Start of Given information
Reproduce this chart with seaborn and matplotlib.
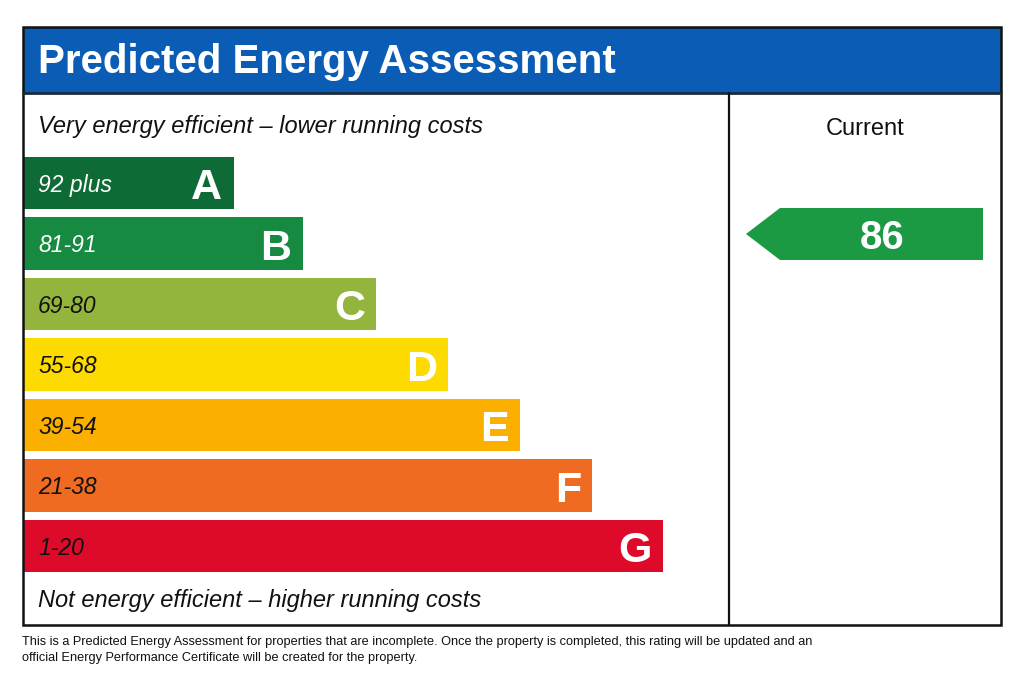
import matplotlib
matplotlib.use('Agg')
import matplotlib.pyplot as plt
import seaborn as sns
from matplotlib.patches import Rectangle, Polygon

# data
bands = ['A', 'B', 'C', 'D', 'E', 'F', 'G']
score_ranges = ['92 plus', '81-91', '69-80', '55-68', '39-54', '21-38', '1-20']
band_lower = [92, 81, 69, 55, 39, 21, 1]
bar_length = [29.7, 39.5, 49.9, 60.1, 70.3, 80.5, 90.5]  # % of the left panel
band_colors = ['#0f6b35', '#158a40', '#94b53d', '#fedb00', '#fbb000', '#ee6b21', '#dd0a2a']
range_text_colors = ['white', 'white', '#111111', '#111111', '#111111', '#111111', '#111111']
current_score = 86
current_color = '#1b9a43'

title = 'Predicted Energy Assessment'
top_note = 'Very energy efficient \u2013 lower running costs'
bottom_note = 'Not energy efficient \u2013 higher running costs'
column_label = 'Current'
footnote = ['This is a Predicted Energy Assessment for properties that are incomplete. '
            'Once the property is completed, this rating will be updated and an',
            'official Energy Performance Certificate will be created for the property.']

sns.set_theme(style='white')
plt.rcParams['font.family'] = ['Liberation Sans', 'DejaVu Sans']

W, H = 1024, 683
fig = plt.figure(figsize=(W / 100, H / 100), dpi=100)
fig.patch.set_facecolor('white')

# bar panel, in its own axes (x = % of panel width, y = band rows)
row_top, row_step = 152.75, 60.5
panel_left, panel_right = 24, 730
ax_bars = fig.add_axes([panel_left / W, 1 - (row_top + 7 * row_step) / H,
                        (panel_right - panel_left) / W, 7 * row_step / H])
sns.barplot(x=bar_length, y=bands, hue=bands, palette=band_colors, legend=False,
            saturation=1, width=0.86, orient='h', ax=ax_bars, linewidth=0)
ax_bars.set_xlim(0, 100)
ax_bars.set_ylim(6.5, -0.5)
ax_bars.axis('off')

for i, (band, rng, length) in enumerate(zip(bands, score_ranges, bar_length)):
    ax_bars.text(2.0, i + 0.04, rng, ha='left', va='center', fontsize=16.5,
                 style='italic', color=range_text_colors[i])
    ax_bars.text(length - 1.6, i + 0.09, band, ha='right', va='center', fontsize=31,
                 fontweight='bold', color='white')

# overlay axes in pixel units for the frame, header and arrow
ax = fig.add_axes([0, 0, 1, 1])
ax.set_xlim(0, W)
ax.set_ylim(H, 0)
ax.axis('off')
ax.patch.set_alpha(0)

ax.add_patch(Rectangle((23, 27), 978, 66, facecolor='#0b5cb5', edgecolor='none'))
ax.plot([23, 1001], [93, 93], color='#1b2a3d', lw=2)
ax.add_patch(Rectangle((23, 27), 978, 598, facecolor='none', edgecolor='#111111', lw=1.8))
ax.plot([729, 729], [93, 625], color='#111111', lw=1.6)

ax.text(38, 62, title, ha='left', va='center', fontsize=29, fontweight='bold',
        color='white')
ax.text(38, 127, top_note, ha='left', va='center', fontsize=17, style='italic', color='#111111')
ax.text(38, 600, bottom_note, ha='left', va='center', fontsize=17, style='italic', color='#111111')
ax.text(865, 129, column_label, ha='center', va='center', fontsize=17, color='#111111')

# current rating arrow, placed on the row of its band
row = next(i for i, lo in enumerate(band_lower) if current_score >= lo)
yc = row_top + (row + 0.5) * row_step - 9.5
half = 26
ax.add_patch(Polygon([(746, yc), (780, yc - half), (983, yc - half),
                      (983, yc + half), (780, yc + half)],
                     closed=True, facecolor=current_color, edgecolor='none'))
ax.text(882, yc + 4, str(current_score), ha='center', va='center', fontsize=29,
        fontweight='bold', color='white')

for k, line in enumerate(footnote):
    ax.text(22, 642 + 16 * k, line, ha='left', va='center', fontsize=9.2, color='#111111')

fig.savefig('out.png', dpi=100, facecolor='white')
End of Given information
Pictures excluded, quote all the data above exactly.

Reproduce this chart with seaborn and matplotlib.
import matplotlib
matplotlib.use('Agg')
import matplotlib.pyplot as plt
import seaborn as sns
from matplotlib.patches import Rectangle, Polygon

# data
bands = ['A', 'B', 'C', 'D', 'E', 'F', 'G']
score_ranges = ['92 plus', '81-91', '69-80', '55-68', '39-54', '21-38', '1-20']
band_lower = [92, 81, 69, 55, 39, 21, 1]
bar_length = [29.7, 39.5, 49.9, 60.1, 70.3, 80.5, 90.5]  # % of the left panel
band_colors = ['#0f6b35', '#158a40', '#94b53d', '#fedb00', '#fbb000', '#ee6b21', '#dd0a2a']
range_text_colors = ['white', 'white', '#111111', '#111111', '#111111', '#111111', '#111111']
current_score = 86
current_color = '#1b9a43'

title = 'Predicted Energy Assessment'
top_note = 'Very energy efficient \u2013 lower running costs'
bottom_note = 'Not energy efficient \u2013 higher running costs'
column_label = 'Current'
footnote = ['This is a Predicted Energy Assessment for properties that are incomplete. '
            'Once the property is completed, this rating will be updated and an',
            'official Energy Performance Certificate will be created for the property.']

sns.set_theme(style='white')
plt.rcParams['font.family'] = ['Liberation Sans', 'DejaVu Sans']

W, H = 1024, 683
fig = plt.figure(figsize=(W / 100, H / 100), dpi=100)
fig.patch.set_facecolor('white')

# bar panel, in its own axes (x = % of panel width, y = band rows)
row_top, row_step = 152.75, 60.5
panel_left, panel_right = 24, 730
ax_bars = fig.add_axes([panel_left / W, 1 - (row_top + 7 * row_step) / H,
                        (panel_right - panel_left) / W, 7 * row_step / H])
sns.barplot(x=bar_length, y=bands, hue=bands, palette=band_colors, legend=False,
            saturation=1, width=0.86, orient='h', ax=ax_bars, linewidth=0)
ax_bars.set_xlim(0, 100)
ax_bars.set_ylim(6.5, -0.5)
ax_bars.axis('off')

for i, (band, rng, length) in enumerate(zip(bands, score_ranges, bar_length)):
    ax_bars.text(2.0, i + 0.04, rng, ha='left', va='center', fontsize=16.5,
                 style='italic', color=range_text_colors[i])
    ax_bars.text(length - 1.6, i + 0.09, band, ha='right', va='center', fontsize=31,
                 fontweight='bold', color='white')

# overlay axes in pixel units for the frame, header and arrow
ax = fig.add_axes([0, 0, 1, 1])
ax.set_xlim(0, W)
ax.set_ylim(H, 0)
ax.axis('off')
ax.patch.set_alpha(0)

ax.add_patch(Rectangle((23, 27), 978, 66, facecolor='#0b5cb5', edgecolor='none'))
ax.plot([23, 1001], [93, 93], color='#1b2a3d', lw=2)
ax.add_patch(Rectangle((23, 27), 978, 598, facecolor='none', edgecolor='#111111', lw=1.8))
ax.plot([729, 729], [93, 625], color='#111111', lw=1.6)

ax.text(38, 62, title, ha='left', va='center', fontsize=29, fontweight='bold',
        color='white')
ax.text(38, 127, top_note, ha='left', va='center', fontsize=17, style='italic', color='#111111')
ax.text(38, 600, bottom_note, ha='left', va='center', fontsize=17, style='italic', color='#111111')
ax.text(865, 129, column_label, ha='center', va='center', fontsize=17, color='#111111')

# current rating arrow, placed on the row of its band
row = next(i for i, lo in enumerate(band_lower) if current_score >= lo)
yc = row_top + (row + 0.5) * row_step - 9.5
half = 26
ax.add_patch(Polygon([(746, yc), (780, yc - half), (983, yc - half),
                      (983, yc + half), (780, yc + half)],
                     closed=True, facecolor=current_color, edgecolor='none'))
ax.text(882, yc + 4, str(current_score), ha='center', va='center', fontsize=29,
        fontweight='bold', color='white')

for k, line in enumerate(footnote):
    ax.text(22, 642 + 16 * k, line, ha='left', va='center', fontsize=9.2, color='#111111')

fig.savefig('out.png', dpi=100, facecolor='white')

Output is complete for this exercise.